Without it, you're limited to hitting hard drives or waiting for a pop-up to put away.
Players who develop a reliable flick win more points in the kitchen. They're harder to defend because they have multiple options.
They can go down the middle or hit angles. They can surprise opponents with pace and spin.
If you're serious about improving your pickleball game, the flick deserves dedicated practice time.
It's not glamorous like a smash or a drive, but it's one of the most effective shots in pickleball.
Frequently Asked Questions
What's the difference between a flick and a poke?
A poke is a forward motion with minimal wrist action, creating a flat ball that travels fast but doesn't dip. A flick uses wrist snap and upward motion to generate topspin, causing the ball to dip quickly over the net. The flick is more effective in tight spaces and harder to attack.
How long does it take to develop a reliable flick?
With consistent practice, most players can develop a functional flick in 2 to 4 weeks. However, mastering placement and using it effectively in rallies takes longer. Dedicate 10 to 15 minutes per practice session to flick drills for best results.
Can I use the flick from the baseline?
Yes, but it's less common. The flick is primarily a kitchen shot used when you're at the net and the ball sits just above the net line. From the baseline, you have more room for a full swing, so a drive or third shot drop is usually better.
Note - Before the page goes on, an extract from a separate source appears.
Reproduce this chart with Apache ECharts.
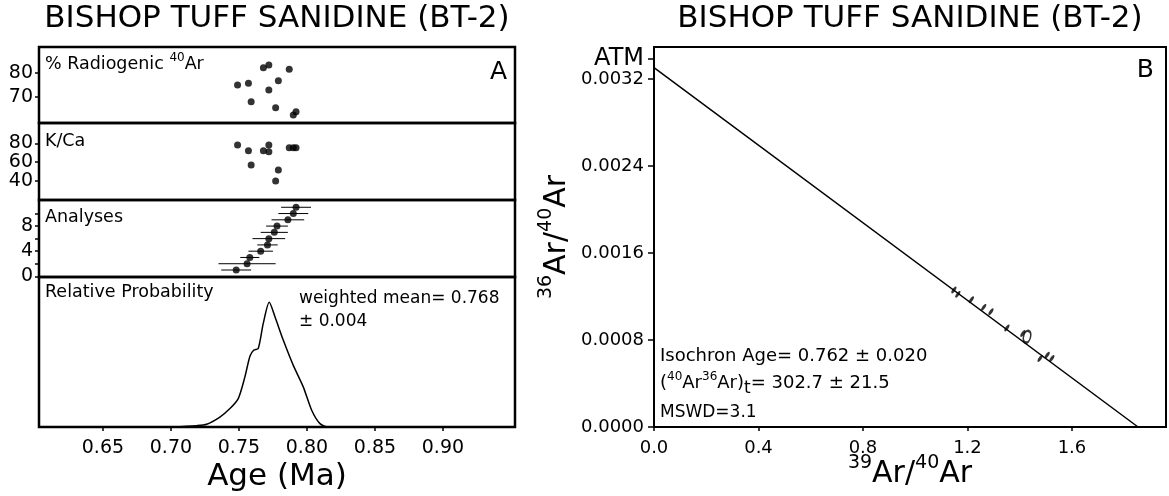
<!DOCTYPE html>
<html>
<head>
<meta charset="utf-8">
<script src="https://cdn.jsdelivr.net/npm/echarts@6.0.0/dist/echarts.min.js"></script>
<style>
  html, body { margin: 0; padding: 0; background: #fff; }
  #chart { width: 1169px; height: 496px; }
</style>
</head>
<body>
<div id="chart"></div>
<script>
// ---- Panel A: single-crystal sanidine analyses (ages in Ma) ----
const ages        = [0.749, 0.757, 0.759, 0.768, 0.772, 0.772, 0.777, 0.779, 0.787, 0.790, 0.792];
const radiogenic  = [75.0, 75.7, 68.0, 82.2, 83.3, 72.9, 65.5, 76.8, 81.5, 62.5, 63.9];
const kca         = [78.2, 72.1, 56.8, 72.1, 78.2, 71.0, 39.6, 51.4, 75.3, 75.3, 75.3];
const analysisNo  = [1, 2, 3, 4, 5, 6, 7, 8, 9, 10, 11];
const analysisAge = [0.748, 0.756, 0.758, 0.766, 0.771, 0.772, 0.776, 0.778, 0.786, 0.790, 0.792];
const ageError    = [0.011, 0.021, 0.007, 0.009, 0.0075, 0.012, 0.010, 0.008, 0.012, 0.011, 0.011];

// relative probability curve
const probAge = [0.700, 0.7189, 0.7263, 0.7360, 0.7434, 0.7495, 0.7544, 0.7581, 0.7610, 0.7642,
                 0.7679, 0.7723, 0.7765, 0.7826, 0.7899, 0.7973, 0.8035, 0.8096, 0.8157, 0.830];
const probVal = [0, 0.011, 0.022, 0.080, 0.148, 0.228, 0.402, 0.568, 0.617, 0.630,
                 0.831, 1.0, 0.884, 0.697, 0.496, 0.322, 0.134, 0.027, 0, 0];

const ageTicks = [0.65, 0.70, 0.75, 0.80, 0.85, 0.90];
const radTicks = [70, 80];
const kcaTicks = [40, 60, 80];
const kcaOuterLabels = [40, 80];
const kcaInnerLabels = [60];
const anaLabelTicks = [0, 4, 8];
const anaTicks = [0, 2, 4, 6, 8, 10];

// ---- Panel B: inverse isochron ----
const isoX = [1.148, 1.163, 1.215, 1.262, 1.290, 1.351, 1.412, 1.478, 1.505, 1.523];
const isoY = [0.00126, 0.00122, 0.00117, 0.00110, 0.00106, 0.00091, 0.00086, 0.00063, 0.00066, 0.00063];
const bigEllipse = [[1.428, 0.00083]];
const atm = 1 / 295.5;              // atmospheric 36Ar/40Ar
const interceptY = 1 / 302.7;       // (40Ar/36Ar)t = 302.7
const interceptX = 1.853;           // 39Ar/40Ar intercept
const isoXTicks = [0, 0.4, 0.8, 1.2, 1.6];
const isoYTicks = [0, 0.0008, 0.0016, 0.0024, 0.0032];

const FONT = 'DejaVu Sans';
const chart = echarts.init(document.getElementById('chart'), null, { renderer: 'canvas' });

const frame = {
  show: true, borderColor: '#000', borderWidth: 2.5, backgroundColor: 'transparent',
  outerBoundsMode: 'none', containLabel: false
};
const grids = [
  Object.assign({ left: 39, top: 47,  width: 476, height: 76 }, frame),
  Object.assign({ left: 39, top: 123, width: 476, height: 77 }, frame),
  Object.assign({ left: 39, top: 200, width: 476, height: 77 }, frame),
  Object.assign({ left: 39, top: 277, width: 476, height: 150 }, frame),
  Object.assign({ left: 654, top: 47, width: 512, height: 380 }, frame, { borderWidth: 2 })
];

const tickStyle = { show: true, inside: false, length: 4, lineStyle: { color: '#000', width: 1.5 } };
const labelFont = {
  color: '#000', fontFamily: FONT, fontSize: 18,
  hideOverlap: false, showMinLabel: true, showMaxLabel: true
};

function ageAxis(i, withLabels) {
  return {
    type: 'value', gridIndex: i, min: 0.603, max: 0.953,
    axisLine: { show: false }, splitLine: { show: false },
    axisTick: withLabels ? Object.assign({ customValues: ageTicks }, tickStyle) : { show: false },
    axisLabel: withLabels
      ? Object.assign({ customValues: ageTicks, margin: 12, formatter: v => v.toFixed(2) }, labelFont, { fontSize: 19 })
      : { show: false }
  };
}
function rowAxis(i, min, max, labelVals, tickVals) {
  return {
    type: 'value', gridIndex: i, min: min, max: max, position: 'left', offset: 0,
    axisLine: { show: false }, splitLine: { show: false },
    axisTick: tickVals || labelVals
      ? Object.assign({ customValues: tickVals || labelVals }, tickStyle)
      : { show: false },
    axisLabel: labelVals
      ? Object.assign({ customValues: labelVals, margin: 6 }, labelFont, { fontSize: 19 })
      : { show: false }
  };
}

const isoYMin = 0, isoYMax = 0.003494;
function isoYAxis(labelVals, tickVals) {
  return {
    type: 'value', gridIndex: 4, min: isoYMin, max: isoYMax, position: 'left', offset: 0,
    axisLine: { show: false }, splitLine: { show: false },
    axisTick: tickVals ? Object.assign({ customValues: tickVals }, tickStyle, { length: 6 }) : { show: false },
    axisLabel: Object.assign({
      customValues: labelVals, margin: 10,
      formatter: v => (Math.abs(v - atm) < 1e-8 ? '{atm|ATM}' : v.toFixed(4)),
      rich: { atm: { fontSize: 24, fontFamily: FONT, color: '#000' } }
    }, labelFont)
  };
}

const option = {
  animation: false,
  backgroundColor: '#fff',
  grid: grids,
  xAxis: [
    ageAxis(0, false), ageAxis(1, false), ageAxis(2, false), ageAxis(3, true),
    {
      type: 'value', gridIndex: 4, min: 0, max: 1.96,
      axisLine: { show: false }, splitLine: { show: false },
      axisTick: Object.assign({ customValues: isoXTicks }, tickStyle),
      axisLabel: Object.assign({ customValues: isoXTicks, margin: 12, formatter: v => v.toFixed(1) }, labelFont)
    }
  ],
  yAxis: [
    rowAxis(0, 59.2, 90.8, radTicks),
    rowAxis(1, 19.4, 101.7, kcaOuterLabels, kcaTicks),
    rowAxis(2, -0.116, 12.16, anaLabelTicks, anaTicks),
    rowAxis(3, 0, 1.203, null),
    isoYAxis(isoYTicks, isoYTicks.concat([atm])),
    // separate label layers keep closely spaced labels from hiding each other
    Object.assign(rowAxis(1, 19.4, 101.7, kcaInnerLabels), { axisTick: { show: false } }),
    isoYAxis([atm], null)
  ],
  series: [
    {
      type: 'scatter', xAxisIndex: 0, yAxisIndex: 0, symbolSize: 7,
      itemStyle: { color: '#000' },
      data: ages.map((a, i) => [a, radiogenic[i]])
    },
    {
      type: 'scatter', xAxisIndex: 1, yAxisIndex: 1, symbolSize: 7,
      itemStyle: { color: '#000' },
      data: ages.map((a, i) => [a, kca[i]])
    },
    {
      type: 'custom', xAxisIndex: 2, yAxisIndex: 2,
      data: analysisAge.map((a, i) => [a, analysisNo[i], ageError[i]]),
      encode: { x: 0, y: 1 },
      renderItem: function (params, api) {
        const a = api.value(0), n = api.value(1), e = api.value(2);
        const p1 = api.coord([a - e, n]);
        const p2 = api.coord([a + e, n]);
        return {
          type: 'line',
          shape: { x1: p1[0], y1: p1[1], x2: p2[0], y2: p2[1] },
          style: { stroke: '#000', lineWidth: 1 }
        };
      }
    },
    {
      type: 'scatter', xAxisIndex: 2, yAxisIndex: 2, symbolSize: 7,
      itemStyle: { color: '#000' },
      data: analysisAge.map((a, i) => [a, analysisNo[i]])
    },
    {
      type: 'line', xAxisIndex: 3, yAxisIndex: 3, smooth: 0.25, showSymbol: false,
      lineStyle: { color: '#000', width: 1.5 },
      data: probAge.map((a, i) => [a, probVal[i]])
    },
    {
      type: 'line', xAxisIndex: 4, yAxisIndex: 4, showSymbol: false,
      lineStyle: { color: '#000', width: 1.5 },
      data: [[0, interceptY], [interceptX, 0]]
    },
    {
      type: 'scatter', xAxisIndex: 4, yAxisIndex: 4,
      symbol: 'path://M0,-10C5.5,-10 5.5,10 0,10C-5.5,10 -5.5,-10 0,-10Z',
      symbolSize: [3, 8], symbolRotate: -35,
      itemStyle: { color: '#000' },
      data: isoX.map((x, i) => [x, isoY[i]])
    },
    {
      type: 'scatter', xAxisIndex: 4, yAxisIndex: 4,
      symbol: 'path://M0,-10C5.5,-10 5.5,10 0,10C-5.5,10 -5.5,-10 0,-10Z',
      symbolSize: [7, 12], symbolRotate: -15,
      itemStyle: { color: '#fff', borderColor: '#000', borderWidth: 2 },
      data: bigEllipse
    }
  ],
  graphic: [
    { type: 'text', x: 277, y: 19, style: { text: 'BISHOP TUFF SANIDINE (BT-2)', fontFamily: FONT, fontSize: 31, fill: '#000', align: 'center', verticalAlign: 'middle' } },
    { type: 'text', x: 910, y: 19, style: { text: 'BISHOP TUFF SANIDINE (BT-2)', fontFamily: FONT, fontSize: 31, fill: '#000', align: 'center', verticalAlign: 'middle' } },
    { type: 'text', x: 45, y: 64, style: {
        text: '{t|% Radiogenic }{s|40}{t|Ar}', align: 'left', verticalAlign: 'middle',
        rich: {
          t: { fontFamily: FONT, fontSize: 17.5, fill: '#000', lineHeight: 24, verticalAlign: 'middle' },
          s: { fontFamily: FONT, fontSize: 12, fill: '#000', verticalAlign: 'top' }
        } } },
    { type: 'text', x: 45, y: 141, style: { text: 'K/Ca', fontFamily: FONT, fontSize: 17.5, fill: '#000', verticalAlign: 'middle' } },
    { type: 'text', x: 45, y: 217, style: { text: 'Analyses', fontFamily: FONT, fontSize: 17.5, fill: '#000', verticalAlign: 'middle' } },
    { type: 'text', x: 45, y: 292, style: { text: 'Relative Probability', fontFamily: FONT, fontSize: 17.5, fill: '#000', verticalAlign: 'middle' } },
    { type: 'text', x: 299, y: 299, style: { text: 'weighted mean= 0.768', fontFamily: FONT, fontSize: 17, fill: '#000', verticalAlign: 'middle' } },
    { type: 'text', x: 299, y: 322, style: { text: '± 0.004', fontFamily: FONT, fontSize: 17, fill: '#000', verticalAlign: 'middle' } },
    { type: 'text', x: 507, y: 72, style: { text: 'A', fontFamily: FONT, fontSize: 25, fill: '#000', align: 'right', verticalAlign: 'middle' } },
    { type: 'text', x: 1154, y: 70, style: { text: 'B', fontFamily: FONT, fontSize: 25, fill: '#000', align: 'right', verticalAlign: 'middle' } },
    { type: 'text', x: 277, y: 477, style: { text: 'Age (Ma)', fontFamily: FONT, fontSize: 31, fill: '#000', align: 'center', verticalAlign: 'middle' } },
    { type: 'text', x: 910, y: 474, style: {
        text: '{s|39}{t|Ar/}{s|40}{t|Ar}', align: 'center', verticalAlign: 'middle',
        rich: {
          t: { fontFamily: FONT, fontSize: 30, fill: '#000', lineHeight: 40, verticalAlign: 'middle' },
          s: { fontFamily: FONT, fontSize: 19, fill: '#000', verticalAlign: 'top' }
        } } },
    { type: 'text', x: 557, y: 237, rotation: Math.PI / 2, style: {
        text: '{s|36}{t|Ar/}{s|40}{t|Ar}', align: 'center', verticalAlign: 'middle',
        rich: {
          t: { fontFamily: FONT, fontSize: 30, fill: '#000', lineHeight: 40, verticalAlign: 'middle' },
          s: { fontFamily: FONT, fontSize: 19, fill: '#000', verticalAlign: 'top' }
        } } },
    { type: 'text', x: 660, y: 356, style: { text: 'Isochron Age= 0.762 ± 0.020', fontFamily: FONT, fontSize: 18, fill: '#000', verticalAlign: 'middle' } },
    { type: 'text', x: 660, y: 383, style: {
        text: '{t|(}{s|40}{t|Ar}{s|36}{t|Ar)}{b|t}{t|= 302.7 ± 21.5}', align: 'left', verticalAlign: 'middle',
        rich: {
          t: { fontFamily: FONT, fontSize: 18, fill: '#000', lineHeight: 28, verticalAlign: 'middle' },
          s: { fontFamily: FONT, fontSize: 12, fill: '#000', verticalAlign: 'top', padding: [2, 0, 0, 0] },
          b: { fontFamily: FONT, fontSize: 17, fill: '#000', verticalAlign: 'bottom' }
        } } },
    { type: 'text', x: 660, y: 413, style: { text: 'MSWD=3.1', fontFamily: FONT, fontSize: 17, fill: '#000', verticalAlign: 'middle' } }
  ]
};

chart.setOption(option);
</script>
</body>
</html>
Should I use the flick on every ball above the net?
No. Use the flick when you want to attack or when you don't have room for a bigger swing. If you have space and time, a regular volley or drive might be more effective. The flick is a tool, not the only option.
What's the most important thing to remember about the flick?
Commit to it. Hesitation kills the shot. When you see an opportunity, go for it with confidence. The more you practice, the more automatic it becomes.